New York Gov. Kathy Hochul — the state’s first “mom governor” — said Thursday she wants to make it law to provide up 40 hours paid medical leave during pregnancy.
The Democrat unveiled the plan to allow time for prenatal medical visits at Wycoff Heights Medical Center in Brooklyn, which she said would make the Empire State the first in the nation to have statewide prenatal care.
The pitch was part of a slew of proposals to tackle rising infant and maternal mortality, she said.
“Make no mistake: we are facing a maternal and infant mortality crisis,” Hochul said during the speech, her third stop in a series of “State of the State.”
“As New York’s first mom governor, this is personal to me,” she went on. “We are committed to tackling this crisis head-on with policies that lift up parents and children throughout the State of New York.”

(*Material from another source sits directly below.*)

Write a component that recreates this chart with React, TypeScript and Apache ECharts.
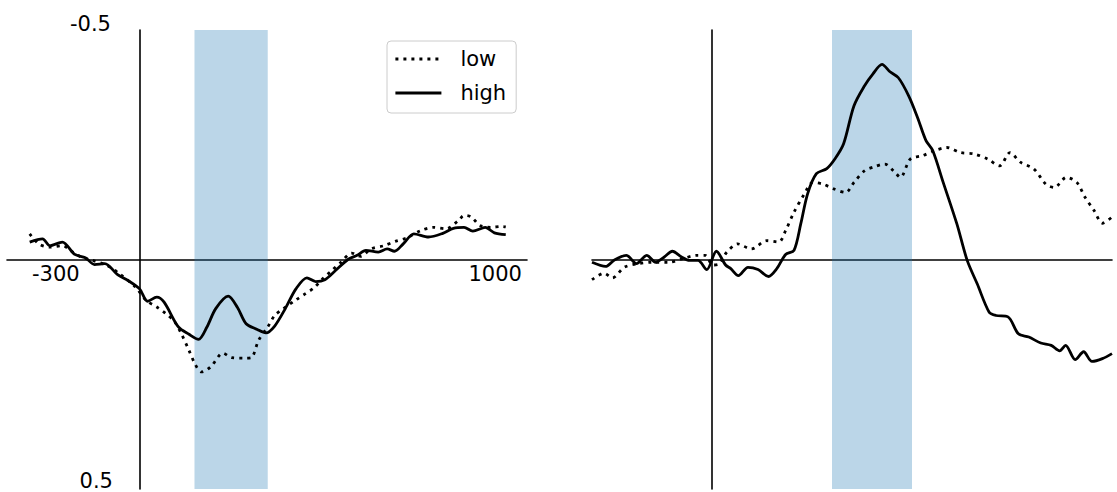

Hochul, a mother of two, pledged to introduce legislation that would scrap co-pays for out-of-pocket maternal medical expenses, streamline access to doulas and provide funding for cribs.

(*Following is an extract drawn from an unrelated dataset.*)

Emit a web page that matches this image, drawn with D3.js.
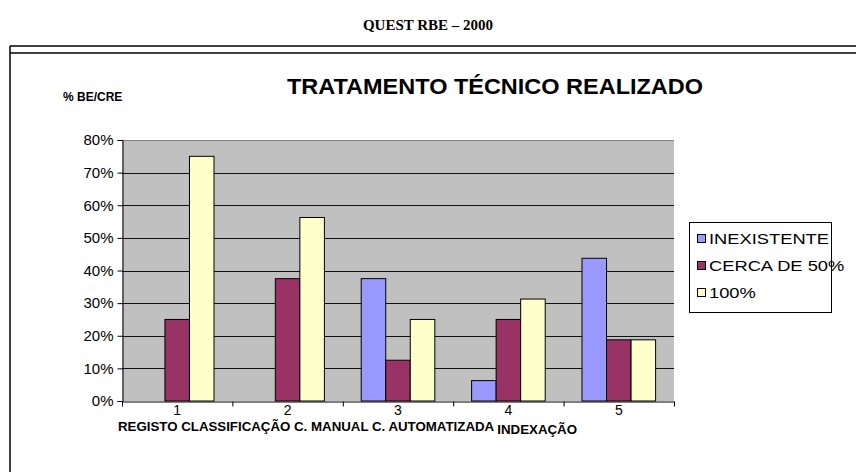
<!DOCTYPE html>
<html>
<head>
<meta charset="utf-8">
<script src="https://cdn.jsdelivr.net/npm/d3@7"></script>
<style>
  body { margin: 0; background: #fff; }
  svg { display: block; }
</style>
</head>
<body>
<div class="chart"></div>
<script>
// values (% of schools)
const categories = ["1", "2", "3", "4", "5"];
const categoryNames = ["REGISTO", "CLASSIFICAÇÃO", "C. MANUAL", "C. AUTOMATIZADA", "INDEXAÇÃO"];
const seriesNames = ["INEXISTENTE", "CERCA DE 50%", "100%"];
const inexistente = [0, 0, 37.5, 6.25, 43.75];
const cercaDe50 = [25, 37.5, 12.5, 25, 18.75];
const cem = [75, 56.25, 25, 31.25, 18.75];
const yTicks = [0, 10, 20, 30, 40, 50, 60, 70, 80];

const seriesValues = [inexistente, cercaDe50, cem];
const colors = ["#9999FF", "#993366", "#FFFFCC"];

const width = 856, height = 472;
const plot = {left: 122, right: 674, top: 140, bottom: 401};

const svg = d3.select(".chart").append("svg")
    .attr("width", width)
    .attr("height", height)
    .style("font-family", "'Liberation Sans', Arial, sans-serif");

// page heading
svg.append("text")
    .text("QUEST RBE – 2000")
    .attr("x", 428)
    .attr("y", 30)
    .attr("text-anchor", "middle")
    .style("font-family", "'Liberation Serif', 'Times New Roman', serif")
    .style("font-weight", "bold")
    .style("font-size", "15px");

// frame of the chart object
const frame = svg.append("g").attr("stroke", "#000").attr("stroke-width", 1.5);
frame.append("line").attr("x1", 10).attr("x2", width).attr("y1", 46).attr("y2", 46);
frame.append("line").attr("x1", 10).attr("x2", width).attr("y1", 53).attr("y2", 53);
frame.append("line").attr("x1", 10).attr("x2", 10).attr("y1", 46).attr("y2", height);

svg.append("text")
    .text("TRATAMENTO TÉCNICO REALIZADO")
    .attr("x", 495)
    .attr("y", 94)
    .attr("text-anchor", "middle")
    .attr("textLength", 416)
    .attr("lengthAdjust", "spacingAndGlyphs")
    .style("font-weight", "bold")
    .style("font-size", "22px");

svg.append("text")
    .text("% BE/CRE")
    .attr("x", 63)
    .attr("y", 101)
    .style("font-weight", "bold")
    .style("font-size", "12px");

const x = d3.scaleBand()
    .domain(categories)
    .range([plot.left, plot.right])
    .paddingInner(0)
    .paddingOuter(0);

const xs = d3.scaleBand()
    .domain(seriesNames)
    .range([0, x.bandwidth()])
    .paddingInner(0)
    .paddingOuter(0.75);

const y = d3.scaleLinear()
    .domain([0, 80])
    .range([plot.bottom, plot.top]);

// plot area
svg.append("rect")
    .attr("x", plot.left)
    .attr("y", plot.top)
    .attr("width", plot.right - plot.left)
    .attr("height", plot.bottom - plot.top)
    .attr("fill", "#C0C0C0");

svg.append("g")
    .selectAll("line")
    .data(yTicks.filter(d => d > 0))
    .enter()
    .append("line")
    .attr("x1", plot.left)
    .attr("x2", plot.right)
    .attr("y1", d => Math.round(y(d)) + 0.5)
    .attr("y2", d => Math.round(y(d)) + 0.5)
    .attr("stroke", d => d === 80 ? "#808080" : "#111")
    .attr("stroke-width", 1);

// bars
const rows = [];
categories.forEach((c, i) => {
    seriesNames.forEach((s, j) => {
        rows.push({cat: c, series: s, value: seriesValues[j][i], color: colors[j]});
    });
});

svg.append("g")
    .selectAll("rect")
    .data(rows.filter(d => d.value > 0))
    .enter()
    .append("rect")
    .attr("x", d => x(d.cat) + xs(d.series))
    .attr("y", d => y(d.value))
    .attr("width", xs.bandwidth())
    .attr("height", d => y(0) - y(d.value))
    .attr("fill", d => d.color)
    .attr("stroke", "#000")
    .attr("stroke-width", 1);

// y axis
const yAxis = d3.axisLeft(y)
    .tickValues(yTicks)
    .tickFormat(d => d + "%")
    .tickSize(5)
    .tickPadding(4);

svg.append("g")
    .attr("class", "axis y-axis")
    .attr("transform", "translate(" + (plot.left + 0.5) + ",0)")
    .call(yAxis)
    .call(g => g.select(".domain").attr("stroke", "#000"))
    .call(g => g.selectAll("text")
        .style("font-family", "'Liberation Sans', Arial, sans-serif")
        .style("font-size", "15px")
        .attr("fill", "#000"));

// x axis with ticks between categories
const xEdges = d3.scaleLinear().domain([0, categories.length]).range([plot.left, plot.right]);
const xAxis = d3.axisBottom(xEdges)
    .tickValues(d3.range(categories.length + 1))
    .tickFormat("")
    .tickSize(5)
    .tickSizeOuter(0);

svg.append("g")
    .attr("class", "axis x-axis")
    .attr("transform", "translate(0," + (plot.bottom + 0.5) + ")")
    .call(xAxis)
    .call(g => g.select(".domain").attr("stroke", "#000"));

svg.append("g")
    .selectAll("text")
    .data(categories)
    .enter()
    .append("text")
    .text(d => d)
    .attr("x", d => x(d) + x.bandwidth() / 2)
    .attr("y", 415)
    .attr("text-anchor", "middle")
    .style("font-size", "14px");

const names = svg.append("text")
    .attr("x", 118)
    .attr("y", 431)
    .attr("textLength", 459)
    .attr("lengthAdjust", "spacingAndGlyphs")
    .style("font-family", "'Liberation Sans Narrow', 'Arial Narrow', 'Liberation Sans', sans-serif")
    .style("font-weight", "bold")
    .style("font-size", "13px");

names.selectAll("tspan")
    .data(categoryNames)
    .enter()
    .append("tspan")
    .attr("dy", (d, i) => i === categoryNames.length - 1 ? 3 : 0)
    .text((d, i) => (i > 0 ? " " : "") + d);

// legend
const legend = svg.append("g");

legend.append("rect")
    .attr("x", 689.5)
    .attr("y", 222.5)
    .attr("width", 142)
    .attr("height", 90)
    .attr("fill", "#fff")
    .attr("stroke", "#000");

legend.selectAll(".legend-color")
    .data(seriesNames)
    .enter()
    .append("rect")
    .attr("class", "legend-color")
    .attr("x", 697.5)
    .attr("y", (d, i) => 234.5 + i * 27)
    .attr("width", 8)
    .attr("height", 8)
    .attr("fill", (d, i) => colors[i])
    .attr("stroke", "#000");

legend.selectAll(".legend-text")
    .data(seriesNames)
    .enter()
    .append("text")
    .attr("class", "legend-text")
    .attr("x", 709)
    .attr("y", (d, i) => 244 + i * 27)
    .style("font-size", "15px")
    .text(d => d)
    .each(function() {
        // the original legend text is drawn a bit wider than the font
        const w = this.getComputedTextLength();
        d3.select(this)
            .attr("textLength", w * 1.22)
            .attr("lengthAdjust", "spacingAndGlyphs");
    });
</script>
</body>
</html>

New Yorkers would be able to utilize a doula service without the referral of a physician with legislation that would give the state commissioner of health the power to issue a “standing order,” Hochul said.
Meanwhile the plan also calls to eliminate cost-sharing – including co-pays and other out-of-pocket costs for New Yorkers who are enrolled in Essential Plan or Qualified Health Plans.
Hochul also launched an initiative that would reduce the need for unnecessary Cesarean births (or C-Sections) which would include oversight to identify physicians whose “behavior is out of line with clinical best practice.”
Approximately one in five pregnancy-related deaths are due to mental health conditions and approximately one in eight woman who give birth experience postpartum depression, according to the Centers for Disease Control and Prevention.
The state will train the 988 suicide and crisis lifeline counselors to better equip them to deal with the challenges being experienced by expecting parents, according to the governor.
“In New York, we refuse to accept the maternal and infant mortality crisis – we’re taking action to ensure women and babies have the lifesaving healthcare options and services they deserve,” Lt. Gov. Antonio Delgado said in a statement.
“This is how we address existing disparities and support families statewide. We will proudly lead the way.”
According to CDC data, infant mortality jumped 2% between 2021 and 2022. That’s compared to a 3% rise nationwide.
Each week, roughly two infants die in unsafe sleep settings contributing to 120 infant deaths per year, according to the governor’s office.
Hochul has also provided funding for the distribution of portable cribs for under resourced New Yorkers at no extra cost, according to her plan.